[Charts and diagrams as code]

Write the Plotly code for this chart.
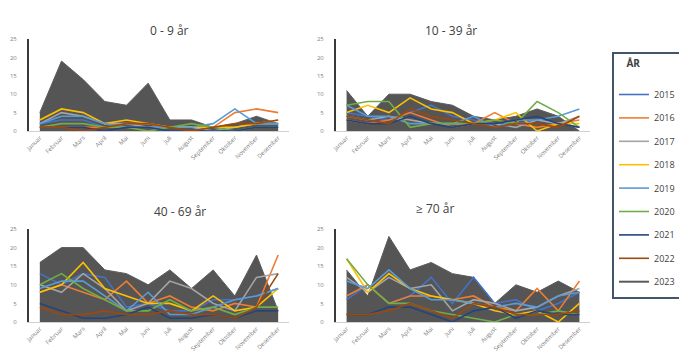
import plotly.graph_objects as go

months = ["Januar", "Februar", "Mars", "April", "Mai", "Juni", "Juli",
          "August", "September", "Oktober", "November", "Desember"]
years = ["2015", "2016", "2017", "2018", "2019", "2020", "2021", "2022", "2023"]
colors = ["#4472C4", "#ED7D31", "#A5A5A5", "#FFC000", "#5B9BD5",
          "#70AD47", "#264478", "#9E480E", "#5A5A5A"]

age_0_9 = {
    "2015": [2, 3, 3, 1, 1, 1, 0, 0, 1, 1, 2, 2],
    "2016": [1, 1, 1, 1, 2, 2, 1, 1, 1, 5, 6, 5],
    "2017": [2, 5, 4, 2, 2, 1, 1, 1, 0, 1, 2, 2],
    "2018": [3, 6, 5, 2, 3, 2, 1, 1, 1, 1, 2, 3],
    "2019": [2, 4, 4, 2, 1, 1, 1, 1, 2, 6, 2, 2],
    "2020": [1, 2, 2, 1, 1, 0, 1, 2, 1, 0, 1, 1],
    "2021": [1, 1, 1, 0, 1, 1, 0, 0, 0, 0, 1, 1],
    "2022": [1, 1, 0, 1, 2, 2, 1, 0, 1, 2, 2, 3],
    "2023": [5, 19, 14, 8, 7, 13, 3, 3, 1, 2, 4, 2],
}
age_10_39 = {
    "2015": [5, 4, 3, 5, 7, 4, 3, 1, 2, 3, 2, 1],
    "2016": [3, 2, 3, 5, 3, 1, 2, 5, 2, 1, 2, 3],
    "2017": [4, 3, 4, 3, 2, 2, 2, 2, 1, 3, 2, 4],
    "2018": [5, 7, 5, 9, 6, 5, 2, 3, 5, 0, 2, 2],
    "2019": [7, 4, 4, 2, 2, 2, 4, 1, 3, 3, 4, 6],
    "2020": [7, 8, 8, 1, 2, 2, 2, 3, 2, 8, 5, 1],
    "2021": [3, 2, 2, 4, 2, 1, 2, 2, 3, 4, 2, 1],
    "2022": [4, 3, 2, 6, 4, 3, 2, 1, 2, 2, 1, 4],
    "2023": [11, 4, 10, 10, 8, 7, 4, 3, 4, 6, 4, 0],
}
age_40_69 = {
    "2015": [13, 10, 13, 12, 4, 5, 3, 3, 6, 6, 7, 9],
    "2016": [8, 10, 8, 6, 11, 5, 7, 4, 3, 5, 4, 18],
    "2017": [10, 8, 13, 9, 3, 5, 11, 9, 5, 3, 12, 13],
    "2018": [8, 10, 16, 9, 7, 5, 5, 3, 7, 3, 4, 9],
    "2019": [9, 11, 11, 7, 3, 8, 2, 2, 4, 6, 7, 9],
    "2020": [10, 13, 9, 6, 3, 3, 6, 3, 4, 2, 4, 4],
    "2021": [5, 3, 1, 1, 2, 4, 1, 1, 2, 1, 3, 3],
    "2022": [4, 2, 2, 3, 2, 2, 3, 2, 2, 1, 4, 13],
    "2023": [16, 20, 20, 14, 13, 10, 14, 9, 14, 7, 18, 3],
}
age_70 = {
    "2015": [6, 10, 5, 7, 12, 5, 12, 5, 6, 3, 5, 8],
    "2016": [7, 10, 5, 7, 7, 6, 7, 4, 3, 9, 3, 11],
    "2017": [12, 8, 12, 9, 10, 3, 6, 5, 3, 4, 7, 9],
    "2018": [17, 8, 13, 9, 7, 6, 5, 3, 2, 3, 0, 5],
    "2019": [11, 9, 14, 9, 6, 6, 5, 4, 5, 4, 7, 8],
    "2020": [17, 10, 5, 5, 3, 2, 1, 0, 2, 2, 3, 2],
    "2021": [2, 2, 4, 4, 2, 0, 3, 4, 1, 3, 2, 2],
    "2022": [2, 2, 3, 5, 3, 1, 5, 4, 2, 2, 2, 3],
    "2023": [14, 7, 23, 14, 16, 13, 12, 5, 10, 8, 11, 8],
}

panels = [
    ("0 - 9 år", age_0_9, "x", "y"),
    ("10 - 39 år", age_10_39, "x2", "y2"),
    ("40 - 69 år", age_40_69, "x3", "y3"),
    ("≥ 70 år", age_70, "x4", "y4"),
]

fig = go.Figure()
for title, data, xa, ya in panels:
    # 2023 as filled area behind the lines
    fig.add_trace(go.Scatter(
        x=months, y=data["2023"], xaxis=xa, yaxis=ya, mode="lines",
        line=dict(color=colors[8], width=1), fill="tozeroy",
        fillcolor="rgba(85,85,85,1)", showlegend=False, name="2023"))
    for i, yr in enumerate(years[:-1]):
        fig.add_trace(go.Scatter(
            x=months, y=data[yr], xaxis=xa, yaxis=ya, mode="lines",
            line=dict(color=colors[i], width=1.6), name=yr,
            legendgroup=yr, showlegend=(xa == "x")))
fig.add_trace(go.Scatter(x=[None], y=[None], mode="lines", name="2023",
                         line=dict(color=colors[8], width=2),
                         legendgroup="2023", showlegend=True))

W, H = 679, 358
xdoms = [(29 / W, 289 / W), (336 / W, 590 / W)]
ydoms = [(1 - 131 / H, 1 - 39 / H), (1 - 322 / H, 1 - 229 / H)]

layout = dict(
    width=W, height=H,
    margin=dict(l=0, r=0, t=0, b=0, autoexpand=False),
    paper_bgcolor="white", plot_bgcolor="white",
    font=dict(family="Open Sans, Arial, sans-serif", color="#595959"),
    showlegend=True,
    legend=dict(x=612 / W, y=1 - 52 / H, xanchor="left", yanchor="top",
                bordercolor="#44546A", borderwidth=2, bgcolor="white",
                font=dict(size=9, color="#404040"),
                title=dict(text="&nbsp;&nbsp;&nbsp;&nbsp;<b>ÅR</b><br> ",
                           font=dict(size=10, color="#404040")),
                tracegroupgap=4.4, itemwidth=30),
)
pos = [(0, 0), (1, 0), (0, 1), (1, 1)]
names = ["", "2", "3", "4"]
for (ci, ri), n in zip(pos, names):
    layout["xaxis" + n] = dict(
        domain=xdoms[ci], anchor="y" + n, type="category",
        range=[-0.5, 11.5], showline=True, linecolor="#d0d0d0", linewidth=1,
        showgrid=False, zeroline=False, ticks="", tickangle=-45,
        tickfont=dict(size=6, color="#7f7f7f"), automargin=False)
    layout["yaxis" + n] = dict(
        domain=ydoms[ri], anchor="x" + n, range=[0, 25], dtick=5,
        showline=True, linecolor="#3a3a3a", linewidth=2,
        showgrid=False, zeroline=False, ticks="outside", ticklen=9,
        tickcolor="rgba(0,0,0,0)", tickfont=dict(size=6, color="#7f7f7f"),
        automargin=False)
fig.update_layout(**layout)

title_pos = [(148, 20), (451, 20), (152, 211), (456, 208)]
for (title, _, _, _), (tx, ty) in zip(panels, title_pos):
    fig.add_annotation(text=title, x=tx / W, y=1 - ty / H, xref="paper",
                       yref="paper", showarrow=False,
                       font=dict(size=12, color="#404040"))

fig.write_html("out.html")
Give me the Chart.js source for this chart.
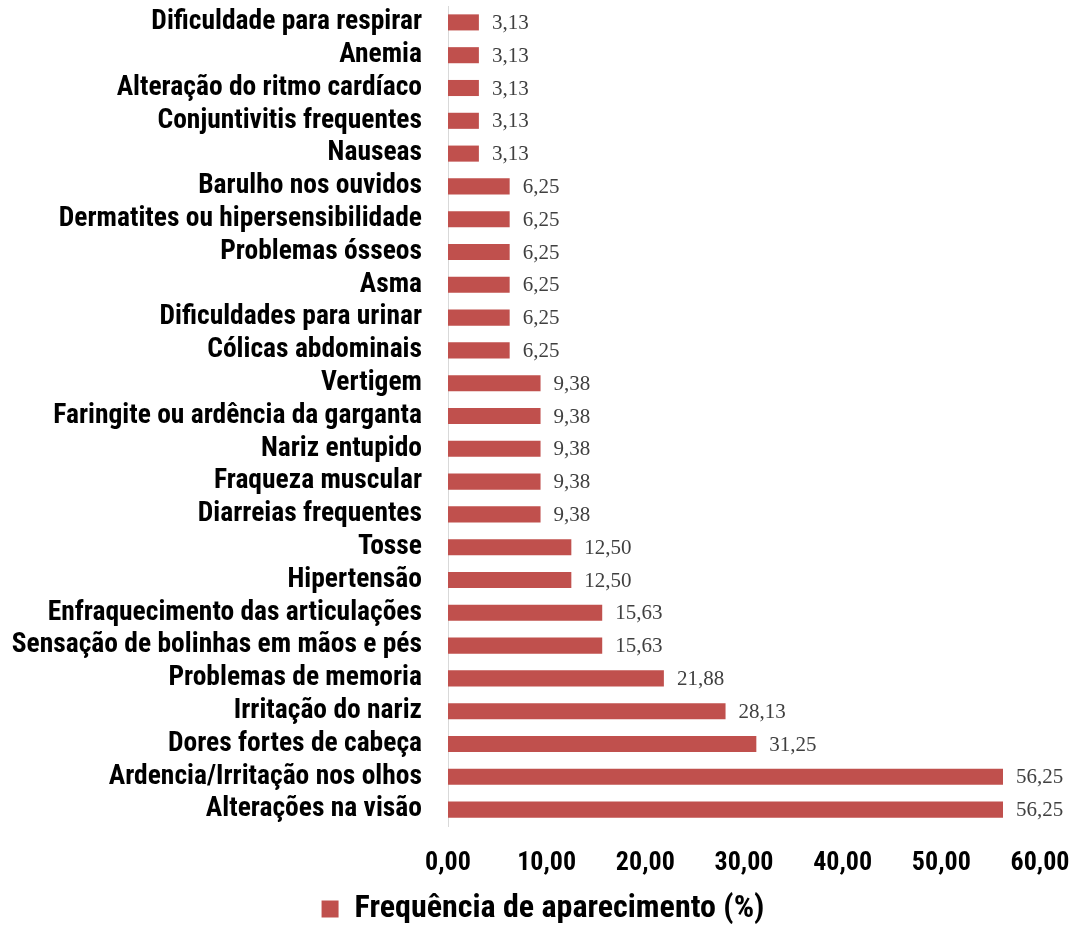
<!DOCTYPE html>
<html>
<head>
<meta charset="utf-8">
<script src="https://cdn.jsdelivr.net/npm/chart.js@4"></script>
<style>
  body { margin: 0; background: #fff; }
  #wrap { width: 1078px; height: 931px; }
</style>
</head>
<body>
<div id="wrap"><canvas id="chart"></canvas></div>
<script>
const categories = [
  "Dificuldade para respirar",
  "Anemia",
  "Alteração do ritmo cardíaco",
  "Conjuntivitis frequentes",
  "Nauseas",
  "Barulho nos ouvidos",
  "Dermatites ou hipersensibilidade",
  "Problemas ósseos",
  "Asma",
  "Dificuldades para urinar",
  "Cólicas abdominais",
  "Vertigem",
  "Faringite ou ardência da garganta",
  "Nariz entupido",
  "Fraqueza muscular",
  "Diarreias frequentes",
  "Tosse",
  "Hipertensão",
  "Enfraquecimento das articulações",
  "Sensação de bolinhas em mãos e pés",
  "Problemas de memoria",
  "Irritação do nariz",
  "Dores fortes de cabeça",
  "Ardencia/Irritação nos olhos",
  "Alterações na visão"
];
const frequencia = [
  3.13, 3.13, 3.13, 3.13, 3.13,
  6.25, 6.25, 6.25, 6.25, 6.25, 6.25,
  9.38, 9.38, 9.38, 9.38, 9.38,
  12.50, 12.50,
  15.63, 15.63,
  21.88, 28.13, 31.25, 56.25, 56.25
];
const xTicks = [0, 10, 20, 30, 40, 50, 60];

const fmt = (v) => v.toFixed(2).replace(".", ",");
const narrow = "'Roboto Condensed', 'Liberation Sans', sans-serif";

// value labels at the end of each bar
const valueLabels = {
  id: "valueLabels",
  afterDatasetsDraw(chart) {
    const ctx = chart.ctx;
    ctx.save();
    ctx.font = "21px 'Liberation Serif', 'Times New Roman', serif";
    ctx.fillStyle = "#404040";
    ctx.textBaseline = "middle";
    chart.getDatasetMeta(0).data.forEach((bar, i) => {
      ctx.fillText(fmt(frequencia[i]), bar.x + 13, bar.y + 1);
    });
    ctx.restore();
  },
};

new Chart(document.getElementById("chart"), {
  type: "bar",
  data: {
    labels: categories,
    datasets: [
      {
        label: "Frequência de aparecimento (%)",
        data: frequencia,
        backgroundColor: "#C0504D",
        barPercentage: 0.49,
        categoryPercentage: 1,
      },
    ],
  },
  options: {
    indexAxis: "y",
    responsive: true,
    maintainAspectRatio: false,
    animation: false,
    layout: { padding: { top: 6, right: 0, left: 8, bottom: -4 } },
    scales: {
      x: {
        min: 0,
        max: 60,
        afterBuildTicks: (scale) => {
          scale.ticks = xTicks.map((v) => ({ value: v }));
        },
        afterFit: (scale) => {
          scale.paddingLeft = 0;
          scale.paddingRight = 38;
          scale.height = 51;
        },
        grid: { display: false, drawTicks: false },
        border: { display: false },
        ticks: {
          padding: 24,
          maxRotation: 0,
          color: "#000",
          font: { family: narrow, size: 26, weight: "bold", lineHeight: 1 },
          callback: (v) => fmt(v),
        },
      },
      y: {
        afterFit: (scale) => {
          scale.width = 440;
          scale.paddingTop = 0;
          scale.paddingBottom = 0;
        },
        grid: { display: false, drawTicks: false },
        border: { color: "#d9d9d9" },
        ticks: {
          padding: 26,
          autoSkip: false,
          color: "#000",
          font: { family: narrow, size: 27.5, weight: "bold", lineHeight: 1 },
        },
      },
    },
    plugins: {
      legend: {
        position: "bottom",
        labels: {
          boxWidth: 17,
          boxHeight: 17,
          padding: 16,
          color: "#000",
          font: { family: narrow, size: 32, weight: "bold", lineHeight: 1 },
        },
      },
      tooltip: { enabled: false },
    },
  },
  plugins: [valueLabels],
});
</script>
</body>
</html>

## YOUR OBJECTIVE:
Show every line from the entries above in which the word "this" appears.

## RESPONSE TO THE EXERCISE:
Write the Plotly code for this chart.
Give me the Chart.js source for this chart.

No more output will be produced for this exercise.